▸ Aim of the task
Extract word for word the lines of the listing from its start to the line holding "yscale = alt.Scale(domain=[0.3, 1.1727], nice=False, zero=False)", both ends kept; pictures are not part of the copy.

>> begin

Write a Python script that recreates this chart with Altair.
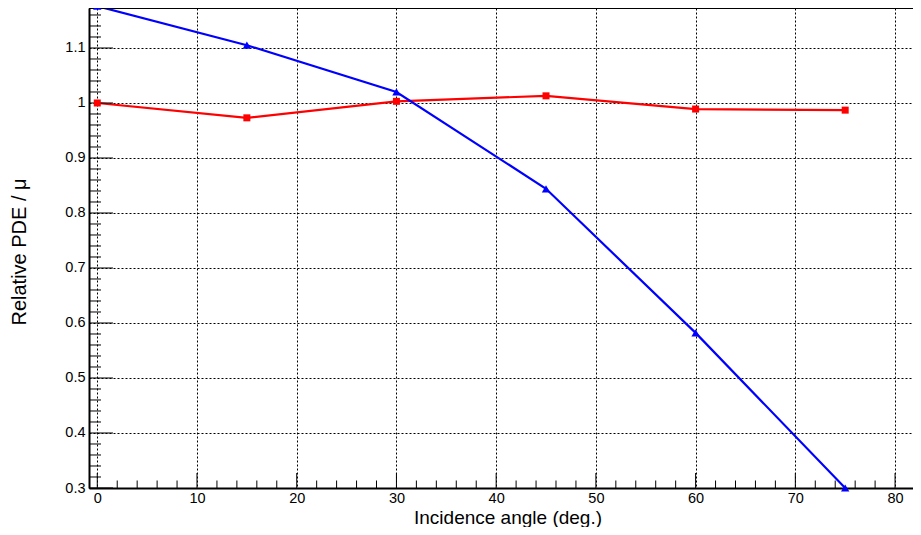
import altair as alt
import pandas as pd

# ---- data ----
angles = [0, 15, 30, 45, 60, 75]
pde_red = [1.000, 0.973, 1.003, 1.013, 0.989, 0.987]
pde_blue = [1.176, 1.105, 1.020, 0.844, 0.582, 0.300]

x_major = [0, 10, 20, 30, 40, 50, 60, 70, 80]
x_minor = [v for v in range(0, 82, 2) if v % 10 != 0]
y_major = [0.3, 0.4, 0.5, 0.6, 0.7, 0.8, 0.9, 1.0, 1.1]
y_minor = [round(0.30 + 0.02 * i, 2) for i in range(0, 44) if i % 5 != 0]

W, H = 824, 480
FONT = "Liberation Sans"

xscale = alt.Scale(domain=[-0.83, 81.8], nice=False, zero=False)
yscale = alt.Scale(domain=[0.3, 1.1727], nice=False, zero=False)

red_df = pd.DataFrame({"angle": angles, "pde": pde_red})
blue_df = pd.DataFrame({"angle": angles, "pde": pde_blue})

x_axis = alt.Axis(
    values=x_major, grid=True, gridDash=[2, 2], gridColor="black", gridWidth=1,
    gridOpacity=1, ticks=False, domain=True, domainColor="black", domainWidth=2,
    labelFont=FONT, labelFontSize=14.5, labelColor="black", labelPadding=3,
    labelFlush=False, labelOverlap=False,
    title="Incidence angle (deg.)", titleFont=FONT, titleFontSize=19,
    titleFontWeight="normal", titleColor="black", titleX=418.5, titleY=35,
    titleBaseline="alphabetic", titleAlign="center",
)
y_axis = alt.Axis(
    values=y_major, format="~g", grid=True, gridDash=[2, 2], gridColor="black",
    gridWidth=1, gridOpacity=1, ticks=False, domain=True, domainColor="black",
    domainWidth=2, labelFont=FONT, labelFontSize=14.5, labelColor="black",
    labelPadding=4, labelFlush=False, labelOverlap=False,
    title="Relative PDE / μ", titleFont=FONT, titleFontSize=20,
    titleFontWeight="normal", titleColor="black", titleAngle=270,
    titleX=-64, titleY=243.5, titleBaseline="alphabetic", titleAlign="center",
)

X = alt.X("angle:Q", scale=xscale, axis=x_axis)
Y = alt.Y("pde:Q", scale=yscale, axis=y_axis)

red_line = alt.Chart(red_df).mark_line(color="#ff0000", strokeWidth=2.2).encode(x=X, y=Y)
red_pts = alt.Chart(red_df).mark_point(
    shape="square", filled=True, size=49, color="#ff0000", opacity=1
).encode(x=X, y=Y)
blue_line = alt.Chart(blue_df).mark_line(color="#0000ff", strokeWidth=2.2).encode(x=X, y=Y)
blue_pts = alt.Chart(blue_df).mark_point(
    shape="triangle-up", filled=True, size=70, color="#0000ff", opacity=1
).encode(x=X, y=Y)

# inside ticks (ROOT style)
xmaj_ticks = alt.Chart(pd.DataFrame({"angle": x_major})).mark_rule(
    color="black", strokeWidth=1
).encode(x=X, y=alt.value(H), y2=alt.value(H - 15))
xmin_ticks = alt.Chart(pd.DataFrame({"angle": x_minor})).mark_rule(
    color="black", strokeWidth=1
).encode(x=X, y=alt.value(H), y2=alt.value(H - 7.5))
ymaj_ticks = alt.Chart(pd.DataFrame({"pde": y_major})).mark_rule(
    color="black", strokeWidth=1
).encode(y=Y, x=alt.value(0), x2=alt.value(24))
ymin_ticks = alt.Chart(pd.DataFrame({"pde": y_minor})).mark_rule(
    color="black", strokeWidth=1
).encode(y=Y, x=alt.value(0), x2=alt.value(12))
top_frame = alt.Chart(pd.DataFrame({"k": [0]})).mark_rule(
    color="black", strokeWidth=2
).encode(x=alt.value(0), x2=alt.value(W), y=alt.value(0))

chart = alt.layer(
    red_line, blue_line, xmaj_ticks, xmin_ticks, ymaj_ticks, ymin_ticks,
    top_frame, red_pts, blue_pts,
).properties(
    width=W, height=H,
    autosize=alt.AutoSizeParams(type="none"),
    padding={"left": 81, "top": 0, "right": 0, "bottom": 39},
    background="white",
).configure_view(stroke=None)

chart.save("out.html", embed_options={"renderer": "svg", "actions": False})
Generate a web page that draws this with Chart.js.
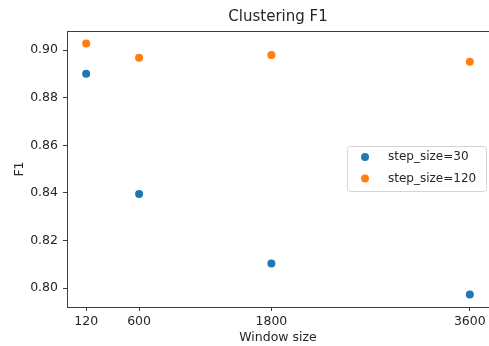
<!DOCTYPE html>
<html>
<head>
<meta charset="utf-8">
<style>
  html, body { margin: 0; padding: 0; background: #fff; overflow: hidden; }
  #wrap { width: 493px; height: 346px; }
</style>
<script src="https://cdn.jsdelivr.net/npm/chart.js@4/dist/chart.umd.min.js"></script>
</head>
<body>
<div id="wrap"><canvas id="c" width="493" height="346"></canvas></div>
<script>
// Window sizes tested and the clustering F1 for each step size
const windowSizes = [120, 600, 1800, 3600];
const f1Step30 = [0.8900, 0.8396, 0.8104, 0.7974];
const f1Step120 = [0.9027, 0.8968, 0.8979, 0.8951];
const xTicks = [120, 600, 1800, 3600];
const yTicks = [0.80, 0.82, 0.84, 0.86, 0.88, 0.90];
const seriesLabels = ['step_size=30', 'step_size=120'];
const seriesColors = ['#1f77b4', '#ff7f0e'];

const FONT = 'DejaVu Sans';
const INK = '#262626';
const SPINE = '#3c3c3c';

function points(values) {
  return windowSizes.map((w, i) => ({ x: w, y: values[i] }));
}

// Axes frame: Chart.js draws left/bottom borders, this adds the top edge
const topSpine = {
  id: 'topSpine',
  afterDatasetsDraw(chart) {
    const { ctx, chartArea } = chart;
    ctx.save();
    ctx.strokeStyle = SPINE;
    ctx.lineWidth = 1;
    ctx.beginPath();
    ctx.moveTo(chartArea.left, Math.round(chartArea.top) + 0.5);
    ctx.lineTo(chartArea.right, Math.round(chartArea.top) + 0.5);
    ctx.stroke();
    ctx.restore();
  }
};

// Legend box placed inside the plot, to the right
const insideLegend = {
  id: 'insideLegend',
  afterDraw(chart) {
    const { ctx } = chart;
    const box = { x: 347.5, y: 146.5, w: 139, h: 45 };
    ctx.save();
    ctx.fillStyle = 'rgba(255,255,255,0.85)';
    ctx.strokeStyle = '#d4d4d4';
    ctx.lineWidth = 1;
    ctx.beginPath();
    ctx.roundRect(box.x, box.y, box.w, box.h, 3);
    ctx.fill();
    ctx.stroke();
    ctx.font = '12px "' + FONT + '"';
    ctx.textBaseline = 'middle';
    ctx.textAlign = 'left';
    chart.data.datasets.forEach((ds, i) => {
      const cy = 157 + i * 21.6;
      ctx.fillStyle = ds.backgroundColor;
      ctx.beginPath();
      ctx.arc(365, cy, 4, 0, Math.PI * 2);
      ctx.fill();
      ctx.fillStyle = INK;
      ctx.fillText(ds.label, 388, cy);
    });
    ctx.restore();
  }
};

new Chart(document.getElementById('c'), {
  type: 'scatter',
  data: {
    datasets: [
      {
        label: seriesLabels[0],
        data: points(f1Step30),
        backgroundColor: seriesColors[0],
        borderColor: seriesColors[0],
        pointRadius: 4,
        pointBorderWidth: 0
      },
      {
        label: seriesLabels[1],
        data: points(f1Step120),
        backgroundColor: seriesColors[1],
        borderColor: seriesColors[1],
        pointRadius: 4,
        pointBorderWidth: 0
      }
    ]
  },
  options: {
    responsive: false,
    animation: false,
    devicePixelRatio: 1,
    layout: { padding: 0 },
    plugins: {
      legend: { display: false },
      tooltip: { enabled: false },
      title: {
        display: true,
        fullSize: false,
        text: 'Clustering F1',
        color: INK,
        font: { family: FONT, size: 15, weight: 'normal' },
        padding: { top: 8, bottom: 5 }
      }
    },
    scales: {
      x: {
        type: 'linear',
        min: -54,
        max: 3774,
        afterFit(scale) { scale.height = 39; },
        afterBuildTicks(scale) { scale.ticks = xTicks.map(v => ({ value: v })); },
        grid: { drawOnChartArea: false, tickLength: 4, color: SPINE },
        border: { display: true, color: SPINE, width: 1 },
        ticks: {
          color: INK,
          padding: 3,
          maxRotation: 0,
          font: { family: FONT, size: 12.5 },
          callback: v => String(v)
        },
        title: {
          display: true,
          text: 'Window size',
          color: INK,
          font: { family: FONT, size: 12.5 },
          padding: { top: 0, bottom: 1 }
        }
      },
      y: {
        type: 'linear',
        min: 0.7921,
        max: 0.9080,
        afterFit(scale) { scale.width = 67; },
        afterBuildTicks(scale) { scale.ticks = yTicks.map(v => ({ value: v })); },
        grid: { drawOnChartArea: false, tickLength: 4, color: SPINE },
        border: { display: true, color: SPINE, width: 1 },
        ticks: {
          color: INK,
          padding: 5,
          font: { family: FONT, size: 12.5 },
          callback: v => Number(v).toFixed(2)
        },
        title: {
          display: true,
          text: 'F1',
          color: INK,
          font: { family: FONT, size: 12.5 },
          padding: { top: 12, bottom: 0 }
        }
      }
    }
  },
  plugins: [topSpine, insideLegend]
});
</script>
</body>
</html>
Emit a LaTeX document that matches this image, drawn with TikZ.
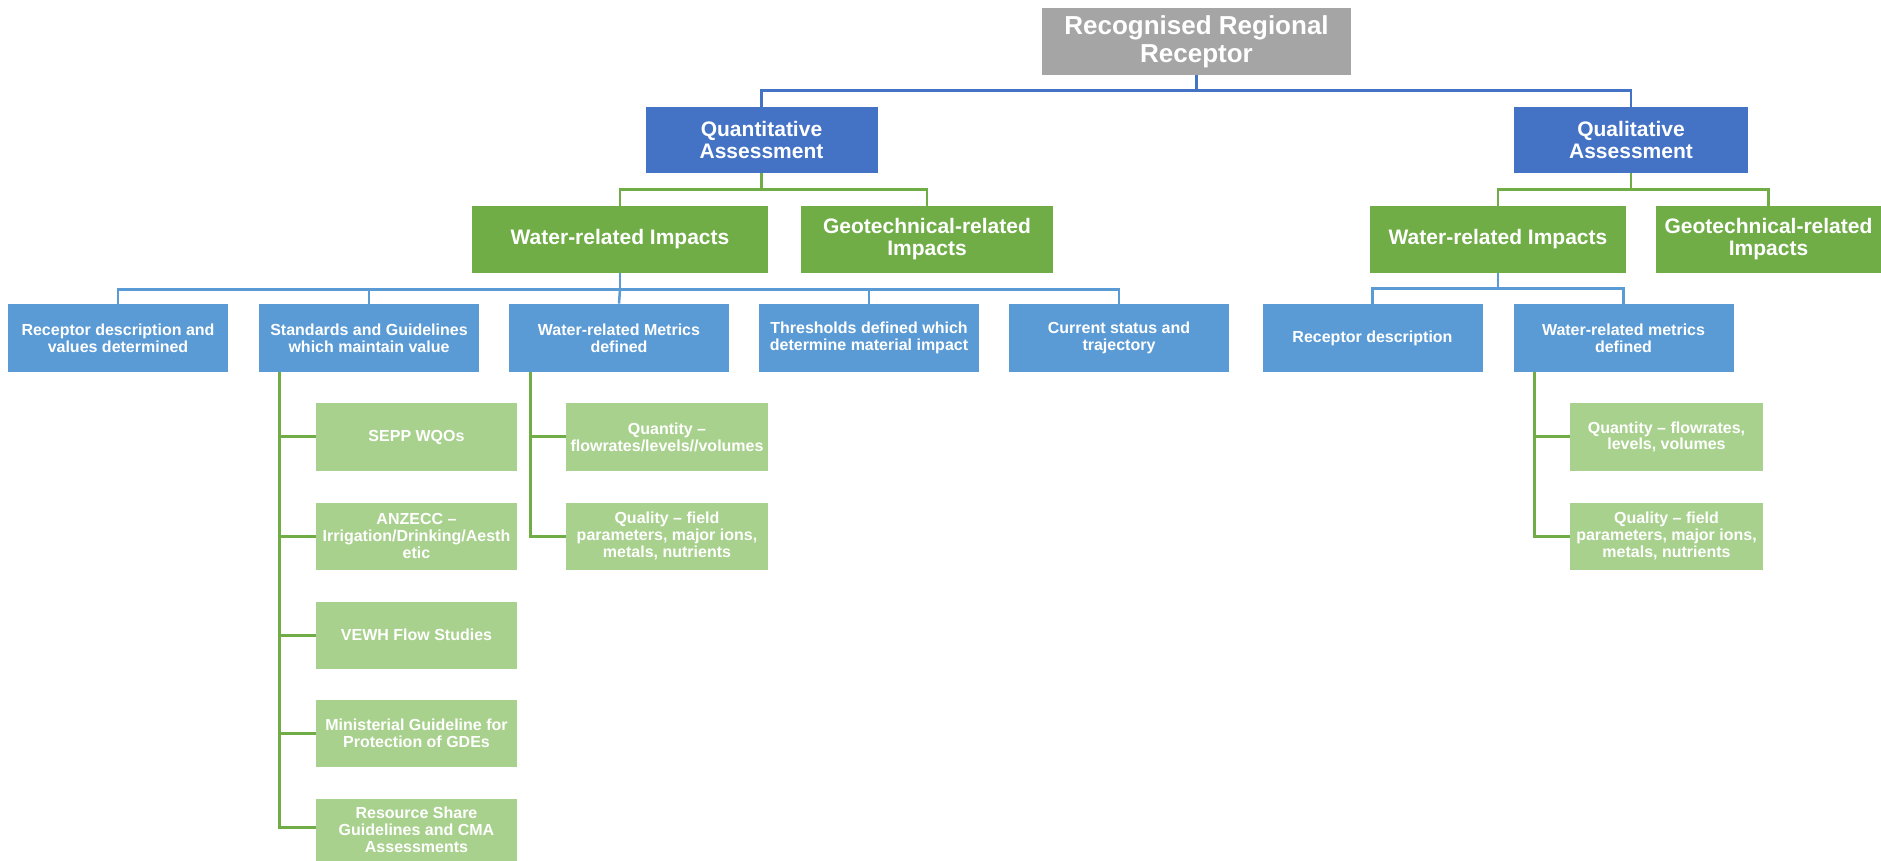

>> end

▸ Result of this exercise
Write a Python script that recreates this chart with Altair.
import altair as alt
import pandas as pd

# ---- data ----
angles = [0, 15, 30, 45, 60, 75]
pde_red = [1.000, 0.973, 1.003, 1.013, 0.989, 0.987]
pde_blue = [1.176, 1.105, 1.020, 0.844, 0.582, 0.300]

x_major = [0, 10, 20, 30, 40, 50, 60, 70, 80]
x_minor = [v for v in range(0, 82, 2) if v % 10 != 0]
y_major = [0.3, 0.4, 0.5, 0.6, 0.7, 0.8, 0.9, 1.0, 1.1]
y_minor = [round(0.30 + 0.02 * i, 2) for i in range(0, 44) if i % 5 != 0]

W, H = 824, 480
FONT = "Liberation Sans"

xscale = alt.Scale(domain=[-0.83, 81.8], nice=False, zero=False)
yscale = alt.Scale(domain=[0.3, 1.1727], nice=False, zero=False)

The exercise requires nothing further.